El fin de una era. Así es como muchos han calificado estos días que vivimos en los que José María Aznar se despide del ruedo político no sin renunciar al ruido y a las nueces. Lo que podía haber sido una oportunidad para salir por la puerta grande del Parlamento en su última comparecencia se convirtió esta semana en una muestra de lo esperpéntica que resulta la situación cuando -nunca en 25 años había ocurrido- la oposición en pleno, izquierdas y nacionalistas, se negaron a votar la reforma del Código Penal que pondrá entre rejas a quien se atreva a convocar una consulta popular.
Ese es el legado de Aznar: la ley hecha a medida como regalo envenenado hacia el nacionalismo vasco, que se ha convertido en su obsesión durante los últimos cuatro años.
Aunque muchos confían en que el Tribunal Constitucional echará por tierra la remodelación del Código Penal, lo cierto es que de momento Ibarretxe se enfrentará a un delito penado con cinco años de prisión si se atreve a pedir opinión a su pueblo sobre algo tan trascendental como su futuro político.

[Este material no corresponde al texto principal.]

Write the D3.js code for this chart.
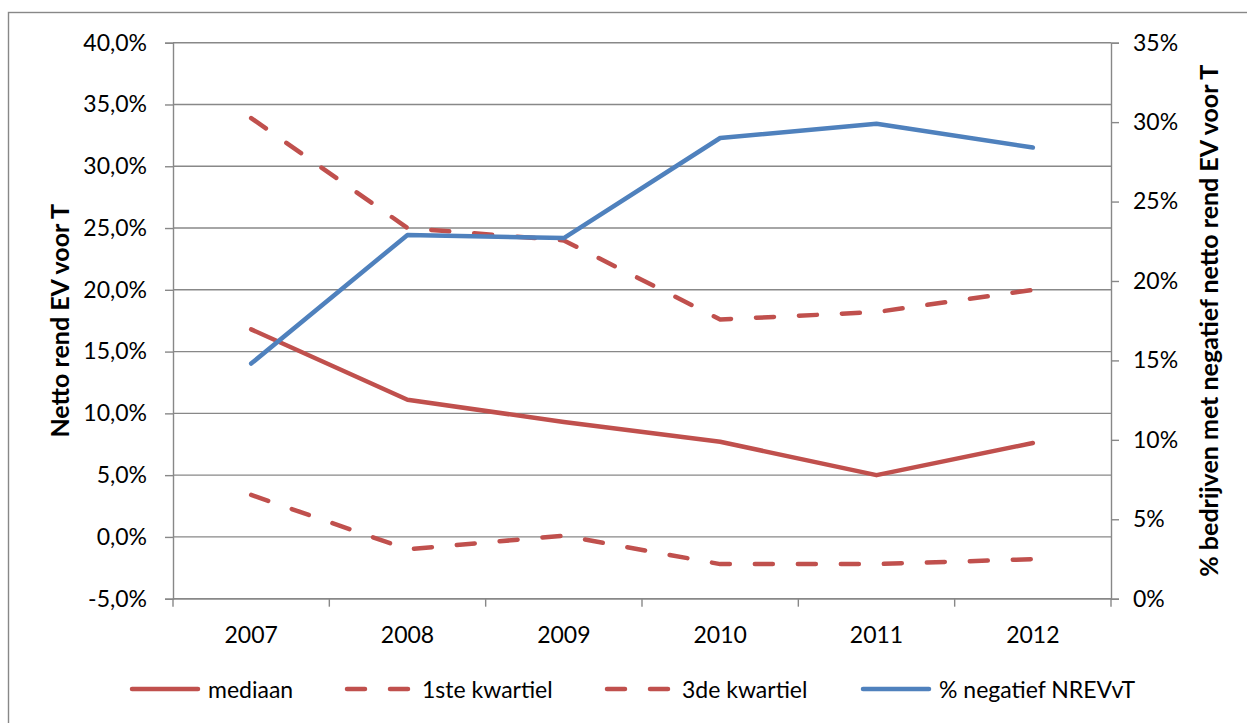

Pero no queda ahí la cosa, porque detrás de los vascos, que suelen ir abriendo brechas, están los catalanes, los andaluces y hasta los gallegos, que ya han expresado su intención de reformar sus estatutos más pronto que tarde. Aznar, empeñado en seguir por ese camino de altanería y modales bruscos que ha elegido para pasar a la historia -tan alejado del Aznar de la primera legislatura- encarna el espíritu contrario al que expresó el Rey cuando recibió al nuevo presidente del Parlament catalán, el independentista Ernest Benach: «Hablando se entiende la gente», le dijo. Quizá pretendía recordar a quien quiera oír que el diálogo y la capacidad de escuchar al otro se está perdiendo en este país, que ha entrado en una era de enfrentamiento radical nada saludable.